The ‘Mighty God’ chose to show himself to us as a frail, mewling infant.
What is so striking about the incarnation of Jesus Christ is that the one who governs reality deigned to enter our limited understanding of reality. God’s desire to relate with us, to make himself known to us, is strong and tangible. The Mighty God chose to show himself to us as a frail, mewling infant.
The humility of Jesus’ coming must have sounded strange to the ears of the Israelites, whose brains were most likely addled with visions of Egyptian and Babylonian strength. They most likely reckoned that the coming Messiah would be powerful enough to crush all their enemies. But the person Isaiah described isn’t even good looking (Isaiah 53:2)!

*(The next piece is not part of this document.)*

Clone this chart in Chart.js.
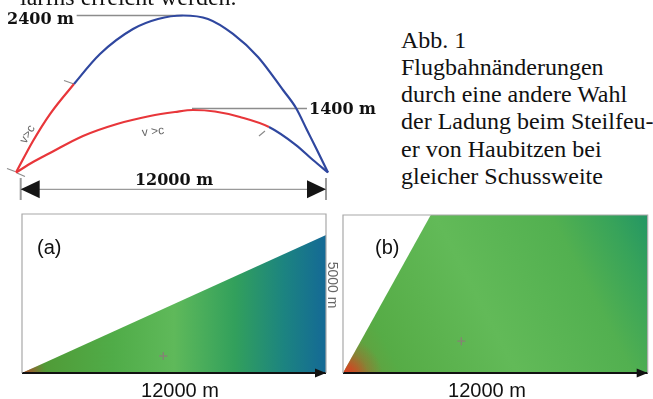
<!DOCTYPE html>
<html>
<head>
<meta charset="utf-8">
<script src="https://cdn.jsdelivr.net/npm/chart.js@4.4.1/dist/chart.umd.min.js"></script>
<style>
  html, body { margin: 0; padding: 0; background: #fff; }
  #seite { position: relative; width: 653px; height: 399px; overflow: hidden; }
  canvas { position: absolute; }
  .t { position: absolute; white-space: nowrap; line-height: 1; }
  .serif { font-family: "Liberation Serif", "Times New Roman", serif; color: #111; }
  .mass { font-family: "DejaVu Serif", serif; font-weight: bold; font-size: 16px; color: #111; }
  .sans { font-family: "Liberation Sans", Arial, sans-serif; color: #111; }
  .vc { font-family: "Liberation Sans", Arial, sans-serif; font-size: 12px; color: #666; width: 30px; text-align: center; }
</style>
</head>
<body>
<div id="seite">
  <canvas id="bahn" width="340" height="200" style="left:0;top:0"></canvas>
  <canvas id="feldA" width="340" height="175" style="left:0;top:205px"></canvas>
  <canvas id="feldB" width="318" height="175" style="left:335px;top:205px"></canvas>

  <div class="t serif" style="left:20px;top:-15px;font-size:24px">larfns erreicht werden.</div>
  <div class="t mass" style="left:7px;top:10.5px">2400 m</div>
  <div class="t mass" style="left:309px;top:101px">1400 m</div>
  <div class="t mass" style="left:94px;top:171.5px;width:160px;text-align:center">12000 m</div>
  <div class="t vc" style="left:12px;top:128px;transform:rotate(-60deg)">v&gt;c</div>
  <div class="t vc" style="left:138px;top:125px;transform:rotate(-6deg)">v &gt;c</div>

  <div class="serif" style="position:absolute;left:401px;top:26.5px;font-size:24px;line-height:27.3px;white-space:nowrap">
    Abb. 1<br>Flugbahnänderungen<br>durch eine andere Wahl<br>der Ladung beim Steilfeu-<br>er von Haubitzen bei<br>gleicher Schussweite
  </div>

  <div class="t sans" style="left:37px;top:237px;font-size:20px">(a)</div>
  <div class="t sans" style="left:375px;top:237px;font-size:20px">(b)</div>
  <div class="t sans" style="left:100px;top:380px;width:160px;text-align:center;font-size:20px">12000 m</div>
  <div class="t sans" style="left:407px;top:380px;width:160px;text-align:center;font-size:20px">12000 m</div>
  <div class="t sans" style="left:303px;top:278px;width:60px;text-align:center;font-size:14px;color:#666;transform:rotate(90deg)">5000 m</div>
</div>

<script>
// Flugbahnen: Entfernung (m) und Höhe (m), Skizze nicht maßstäblich
const steilX = [0, 654, 1308, 2231, 3231, 4500, 5462, 6423, 7385, 8346, 9308, 10270, 10770, 11192, 11577, 12000];
const steilY = [0, 482, 894, 1353, 1812, 2194, 2347, 2400, 2347, 2118, 1766, 1261, 986, 650, 344, 0];
const flachX = [0, 654, 1308, 2577, 3885, 5154, 6115, 6808, 7654, 8615, 9731, 10770, 11423, 12000];
const flachY = [0, 161, 298, 558, 742, 864, 925, 956, 933, 849, 696, 420, 191, 0];
// bis hierher v > c (rot)
const ueberschallBis = [2231, 9731];

// kleine Markierungsstriche (je zwei Punkte)
const striche = [
  [[1846, 1407], [2231, 1353]],
  [[9346, 558], [9577, 634]],
  [[-346, 61], [-38, 15]],
  [[38, -8], [346, -61]]
];
// Höhenlinien zu den Beschriftungen
const hoehenLinien = [
  [[2334, 2400], [6411, 2400]],
  [[6769, 980], [11192, 980]]
];
// Maßlinie Schussweite
const massX = [181, 11923];
const massY = -257;
const massBalken = [-84, -420];

// Felder (a) und (b): Höhe 5000 m, Weite 12000 m
const feldBreite = 12000;
const feldHoehe = 5000;
const grenzeA = [[0, 0], [12000, 4340]];
const grenzeB = [[0, 0], [3456, 5000], [12000, 5000]];
const kreuzA = [[5578, 535]];
const kreuzB = [[4660, 1006]];

const ROT = '#e8363a';
const BLAU = '#2f479f';
const GRAU = '#8c8c8c';

const pkt = arr => arr.map(([x, y]) => ({ x, y }));
const mitLuecken = segs => segs.flatMap(s => [...pkt(s), { x: s[1][0], y: null }]);

const pfeilspitzen = {
  id: 'pfeilspitzen',
  afterDatasetsDraw(chart) {
    const c = chart.ctx;
    chart.data.datasets.forEach((ds, i) => {
      if (!ds.pfeil) return;
      const pts = chart.getDatasetMeta(i).data;
      const spitze = (a, b) => {
        const ang = Math.atan2(b.y - a.y, b.x - a.x);
        c.save();
        c.translate(b.x, b.y);
        c.rotate(ang);
        c.beginPath();
        c.moveTo(0, 0);
        c.lineTo(-ds.pfeil.laenge, -ds.pfeil.breite);
        c.lineTo(-ds.pfeil.laenge, ds.pfeil.breite);
        c.closePath();
        c.fillStyle = ds.pfeil.farbe;
        c.fill();
        c.restore();
      };
      const n = pts.length;
      spitze(pts[n - 2], pts[n - 1]);
      if (ds.pfeil.beide) spitze(pts[1], pts[0]);
    });
  }
};

// Rahmen links, oben, rechts (unten liegt die Achse)
const rahmen = {
  id: 'rahmen',
  afterDatasetsDraw(chart) {
    const { ctx, chartArea: a } = chart;
    ctx.save();
    ctx.strokeStyle = '#a8a8a8';
    ctx.lineWidth = 1.2;
    ctx.beginPath();
    ctx.moveTo(a.left, a.bottom);
    ctx.lineTo(a.left, a.top);
    ctx.lineTo(a.right, a.top);
    ctx.lineTo(a.right, a.bottom);
    ctx.stroke();
    ctx.restore();
  }
};

function basis(xMin, xMax, yMin, yMax, padding) {
  return {
    responsive: false,
    animation: false,
    events: [],
    layout: { padding },
    plugins: { legend: { display: false }, tooltip: { enabled: false } },
    elements: { point: { radius: 0 } },
    scales: {
      x: { type: 'linear', display: false, min: xMin, max: xMax },
      y: { type: 'linear', display: false, min: yMin, max: yMax }
    }
  };
}

function bahn(xs, ys, bis) {
  return {
    data: xs.map((x, i) => ({ x, y: ys[i] })),
    borderWidth: 2.2,
    borderColor: BLAU,
    cubicInterpolationMode: 'monotone',
    segment: { borderColor: ctx => xs[ctx.p0DataIndex] < bis ? ROT : BLAU },
    order: 0
  };
}

new Chart(document.getElementById('bahn'), {
  type: 'line',
  data: {
    datasets: [
      bahn(steilX, steilY, ueberschallBis[0]),
      bahn(flachX, flachY, ueberschallBis[1]),
      { data: mitLuecken(striche), borderColor: GRAU, borderWidth: 1.2, tension: 0, order: 1 },
      { data: mitLuecken(hoehenLinien), borderColor: GRAU, borderWidth: 1.5, tension: 0, order: 2 },
      {
        data: massX.map(x => ({ x, y: massY })),
        borderColor: '#9a9a9a', borderWidth: 1.3, tension: 0, order: 2,
        pfeil: { laenge: 19, breite: 9, farbe: '#151515', beide: true }
      },
      {
        data: mitLuecken(massX.map(x => [[x, massBalken[0]], [x, massBalken[1]]])),
        borderColor: '#9a9a9a', borderWidth: 2, tension: 0, order: 3
      }
    ]
  },
  options: basis(-615, 12462, -420, 2637, 0),
  plugins: [pfeilspitzen]
});

function verlauf(stops, richtung) {
  return ctx => {
    const a = ctx.chart.chartArea;
    if (!a) return 'rgba(0,0,0,0)';
    const g = richtung === 'diag'
      ? ctx.chart.ctx.createLinearGradient(a.left, a.bottom, a.right, a.top)
      : ctx.chart.ctx.createLinearGradient(a.left, 0, a.right, 0);
    stops.forEach(([p, c]) => g.addColorStop(p, c));
    return g;
  };
}

function ecke(farbe, radius) {
  return ctx => {
    const a = ctx.chart.chartArea;
    if (!a) return 'rgba(0,0,0,0)';
    const g = ctx.chart.ctx.createRadialGradient(a.left, a.bottom + 4, 0, a.left, a.bottom + 4, radius);
    g.addColorStop(0, `rgba(${farbe},1)`);
    g.addColorStop(0.3, `rgba(${farbe},0.75)`);
    g.addColorStop(0.65, `rgba(${farbe},0.25)`);
    g.addColorStop(1, `rgba(${farbe},0)`);
    return g;
  };
}

function feld(id, grenze, kreuz, stops, richtung, eckFarbe, eckRadius, padding) {
  new Chart(document.getElementById(id), {
    type: 'line',
    data: {
      datasets: [
        {
          data: [{ x: 0, y: 0 }, { x: feldBreite, y: 0 }],
          borderColor: '#111', borderWidth: 2, tension: 0, clip: false, order: 0,
          pfeil: { laenge: 11, breite: 4.5, farbe: '#111' }
        },
        {
          data: pkt(kreuz), showLine: false, pointStyle: 'cross', pointRadius: 4,
          pointBorderColor: 'rgba(150,110,130,0.7)', pointBorderWidth: 1.3, order: 1
        },
        { data: pkt(grenze), borderWidth: 0, fill: 'origin', backgroundColor: ecke(eckFarbe, eckRadius), order: 2 },
        { data: pkt(grenze), borderWidth: 0, fill: 'origin', backgroundColor: verlauf(stops, richtung), order: 3 }
      ]
    },
    options: basis(0, feldBreite, 0, feldHoehe, padding),
    plugins: [rahmen, pfeilspitzen]
  });
}

feld('feldA', grenzeA, kreuzA, [
  [0, 'rgb(140,110,50)'], [0.07, 'rgb(80,155,55)'], [0.3, 'rgb(80,172,72)'],
  [0.5, 'rgb(95,185,90)'], [0.7, 'rgb(50,160,92)'], [0.86, 'rgb(28,132,128)'], [1, 'rgb(20,105,150)']
], 'horiz', '165,80,40', 26, { left: 22, right: 14, top: 9, bottom: 7 });

feld('feldB', grenzeB, kreuzB, [
  [0, 'rgb(110,150,55)'], [0.15, 'rgb(86,172,70)'], [0.45, 'rgb(98,186,88)'],
  [0.75, 'rgb(82,176,80)'], [0.9, 'rgb(55,163,90)'], [1, 'rgb(35,150,100)']
], 'diag', '228,55,30', 40, { left: 8, right: 1, top: 10, bottom: 7 });
</script>
</body>
</html>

We’re Weak, But Jesus is Mighty
There are some parallels in this for us today. Voddie Baucham tartly describes our generation’s conception of Jesus as a “European metrosexual with the hair of a shampoo model and hands that hadn’t seen a hard day’s work.” In short, our vision of the Saviour might be slightly skewed.
I’m not saying we should denigrate Christ, nor drag his name in the mud in a bid to demonstrate some warped kind of humility. What I am saying is that, like the Israelites, we might need to readjust our understanding of power. God, in his infinitely abundant wisdom, gave us and the Israelites a Lord and Saviour who doesn’t meet any of our expectations.
There are many things I cannot do without God.
As our “Mighty God,” the Son incarnate has dominion over everything. Including our main enemies: sin, Satan, and death. His power means that he is utterly dependable. What is even more compelling about Jesus’ identity as the “Mighty God” is that his power totally covers all our weaknesses. Yes, weaknesses. I don’t know about you, but I am weak. Not quite at the point of bragging about my weaknesses like Paul did (2 Corinthians 11:30). But, yeah, I grudgingly admit that there are many things I cannot do without God.